The majority of the people involved in the human trafficking use Italy as route to reach the UK or Scandinavian countries.
Some Somalis fingered a broker called Banjo, and many traffickers including Salawat. “I’ve worked officiously for the Italian Embassy in Nairobi between 2005 and 2009,” Banjo told us in December 2010. “I was helping Somalis to fill their Italian visa applications. I was doing it voluntarily, but I was earning some money according to the possibility of my clients.” The SEMG “believes that ‘Salawat’ used ‘Banjo’ to conspire with a senior diplomat from the Italian embassy to the TFG,” states the SOC.
New procedures adopted
According to Avvenire’s investigation, Italian diplomats in Kenya, with a May 4th e-mail, initially denied to the SEMG that they had ever used Banjo. “The Embassy, however, later accepted that ‘Banjo’ did in fact work in the consular section as a “translator” but in a personal capacity of a former staff diplomat.”
Despite having repeatedly asked about Salawat, the Italian diplomatic community in Kenya refused to comment to Avvenire. After many years and following pressure from different actors, since August 1st all the visa requested are managed by VFS Global, an independent company in Nairobi.
It should not go unnoticed that there are great gaps in the SEMG’s investigations. The SOC describes “seven immigration visas commissioned by ‘Salawat’ and supposedly issued by the Italian Embassy in Nairobi.” The only evidence shown to sustain such an allegation is a visa, examined by Avvenire, that is clearly falsified.

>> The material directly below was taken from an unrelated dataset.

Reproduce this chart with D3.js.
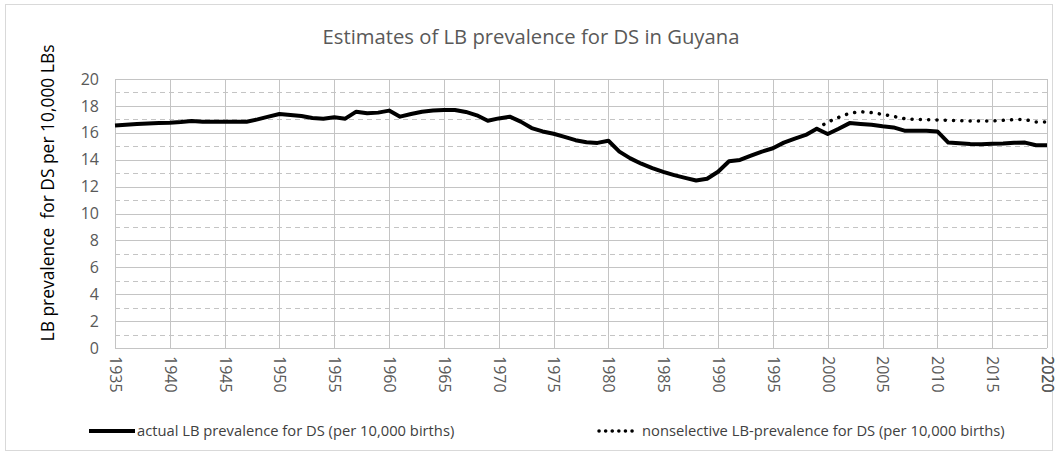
<!DOCTYPE html>
<html>
<head>
<meta charset="utf-8">
<script src="https://cdn.jsdelivr.net/npm/d3@7"></script>
<style>
  body { margin: 0; background: #fff; }
  text { font-family: "Open Sans", sans-serif; }
</style>
</head>
<body>
<script>
var w = 1058;
var h = 455;

// values, one per year
var years = d3.range(1935, 2021);
var actual = [
  16.55, 16.6, 16.65, 16.7, 16.72, 16.75, 16.8, 16.88, 16.83, 16.82,
  16.82, 16.82, 16.82, 17.0, 17.2, 17.4, 17.33, 17.25, 17.1, 17.05,
  17.15, 17.05, 17.57, 17.45, 17.5, 17.65, 17.2, 17.4, 17.57, 17.65,
  17.7, 17.7, 17.55, 17.3, 16.9, 17.07, 17.2, 16.83, 16.35, 16.1,
  15.93, 15.7, 15.45, 15.3, 15.25, 15.41, 14.6, 14.1, 13.7, 13.38,
  13.1, 12.85, 12.65, 12.45, 12.58, 13.1, 13.88, 13.98, 14.3, 14.6,
  14.85, 15.27, 15.57, 15.84, 16.3, 15.91, 16.3, 16.72, 16.66, 16.6,
  16.48, 16.4, 16.16, 16.15, 16.15, 16.1, 15.27, 15.22, 15.17, 15.15,
  15.18, 15.2, 15.26, 15.27, 15.07, 15.07
];
var nonselYears = d3.range(1999, 2021);
var nonselective = [
  16.3, 16.8, 17.15, 17.45, 17.57, 17.5, 17.37, 17.22, 17.05, 17.0,
  16.98, 16.96, 16.93, 16.9, 16.88, 16.88, 16.88, 16.93, 16.98, 16.98,
  16.8, 16.8
];
var xTicks = d3.range(1935, 2021, 5);
var yTicks = d3.range(0, 21, 2);
var yMinor = d3.range(1, 20, 2);

var title = 'Estimates of LB prevalence for DS in Guyana';
var yTitle = 'LB prevalence  for DS per 10,000 LBs';
var legendNames = ['actual LB prevalence for DS (per 10,000 births)',
                   'nonselective LB-prevalence for DS (per 10,000 births)'];

var pLeft = 115, pRight = 1047, pTop = 79, pBottom = 348;

var x = d3.scaleLinear().domain([1935, 2020]).range([pLeft, pRight]);
var y = d3.scaleLinear().domain([0, 20]).range([pBottom, pTop]);

var svg = d3.select('body')
  .append('svg')
  .attr('width', w)
  .attr('height', h);

svg.append('rect')
  .attr('x', 5.5).attr('y', 4.5)
  .attr('width', w - 11).attr('height', h - 9)
  .attr('fill', '#fff')
  .attr('stroke', '#d9d9d9');

// shrink or grow a text so it spans a given width
function fit(sel, width) {
  var size = parseFloat(sel.attr('font-size'));
  var len = sel.node().getComputedTextLength();
  sel.attr('font-size', (size * width / len).toFixed(2));
}

var grid = svg.append('g');
grid.selectAll('.minor')
  .data(yMinor).enter().append('line')
  .attr('x1', pLeft).attr('x2', pRight)
  .attr('y1', function (d) { return Math.round(y(d)) + 0.5; })
  .attr('y2', function (d) { return Math.round(y(d)) + 0.5; })
  .attr('stroke', '#c4c4c4')
  .attr('stroke-dasharray', '5 4');
grid.selectAll('.major')
  .data(yTicks).enter().append('line')
  .attr('x1', pLeft).attr('x2', pRight)
  .attr('y1', function (d) { return Math.round(y(d)) + 0.5; })
  .attr('y2', function (d) { return Math.round(y(d)) + 0.5; })
  .attr('stroke', '#c4c4c4');
grid.selectAll('.vert')
  .data(xTicks.concat([2020])).enter().append('line')
  .attr('x1', function (d) { return Math.round(x(d)) + 0.5; })
  .attr('x2', function (d) { return Math.round(x(d)) + 0.5; })
  .attr('y1', pTop).attr('y2', pBottom)
  .attr('stroke', '#c4c4c4');

// axes with the library, then restyle
var yAxis = svg.append('g')
  .attr('transform', 'translate(' + (pLeft - 16) + ',0)')
  .call(d3.axisLeft(y).tickValues(yTicks).tickSize(0).tickPadding(0));
yAxis.select('.domain').remove();
yAxis.selectAll('text')
  .attr('font-size', 16)
  .attr('fill', '#595959')
  .style('font-family', '"Open Sans", sans-serif');

var xAxis = svg.append('g')
  .attr('transform', 'translate(0,' + pBottom + ')')
  .call(d3.axisBottom(x).tickValues(xTicks.concat([2020])).tickFormat(d3.format('d')).tickSize(0));
xAxis.select('.domain').remove();
xAxis.selectAll('text')
  .attr('font-size', 16)
  .attr('fill', '#595959')
  .style('font-family', '"Open Sans", sans-serif')
  .attr('text-anchor', 'start')
  .attr('dy', '0.35em')
  .attr('transform', 'translate(0,8) rotate(90)')
  .attr('y', 0).attr('x', 0);

var line = d3.line()
  .x(function (d) { return x(d[0]); })
  .y(function (d) { return y(d[1]); });

svg.append('path')
  .datum(d3.zip(nonselYears, nonselective))
  .attr('d', line)
  .attr('fill', 'none')
  .attr('stroke', '#000')
  .attr('stroke-width', 3.5)
  .attr('stroke-linecap', 'round')
  .attr('stroke-dasharray', '0.1 8.2');

svg.append('path')
  .datum(d3.zip(years, actual))
  .attr('d', line)
  .attr('fill', 'none')
  .attr('stroke', '#000')
  .attr('stroke-width', 4)
  .attr('stroke-linejoin', 'round');

svg.append('text')
  .attr('x', 531).attr('y', 44)
  .attr('text-anchor', 'middle')
  .attr('font-size', 18)
  .attr('fill', '#595959')
  .text(title)
  .call(fit, 417);

svg.append('text')
  .attr('transform', 'translate(54,193) rotate(-90)')
  .attr('text-anchor', 'middle')
  .attr('font-size', 16)
  .attr('fill', '#000')
  .attr('xml:space', 'preserve')
  .text(yTitle)
  .call(fit, 297);

// legend, both entries at one font size
var lg = svg.append('g');
lg.append('line')
  .attr('x1', 89).attr('x2', 135).attr('y1', 431).attr('y2', 431)
  .attr('stroke', '#000').attr('stroke-width', 4);
var lt1 = lg.append('text')
  .attr('x', 137).attr('y', 436)
  .attr('font-size', 14).attr('fill', '#404040')
  .text(legendNames[0]);
lg.append('line')
  .attr('x1', 599).attr('x2', 638).attr('y1', 431).attr('y2', 431)
  .attr('stroke', '#000').attr('stroke-width', 3.5)
  .attr('stroke-linecap', 'round')
  .attr('stroke-dasharray', '0.1 6.5');
var lt2 = lg.append('text')
  .attr('x', 642).attr('y', 436)
  .attr('font-size', 14).attr('fill', '#404040')
  .text(legendNames[1]);
var both = lt1.node().getComputedTextLength() + lt2.node().getComputedTextLength();
var lsize = (14 * 680 / both).toFixed(2);
lt1.attr('font-size', lsize);
lt2.attr('font-size', lsize);
</script>
</body>
</html>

Moreover, the Monitoring group proves to be a UN agency that can’t itself be monitored because “first of all, we have immunity,” says Bryden, whose investigators often spend hundreds of dollars to obtain information from their sources. In at least two occasions, we’ve directly witnessing the payment of one hundred dollars put in an envelope as fee for a meeting between a SEMG-investigator and two Somali informers.
Because of this practice, the information gathered through these “credible sources,” as are often quoted in the public report of this UN organization, have been in fact questioned by analysts and diplomats that for years have been following the Somali crisis.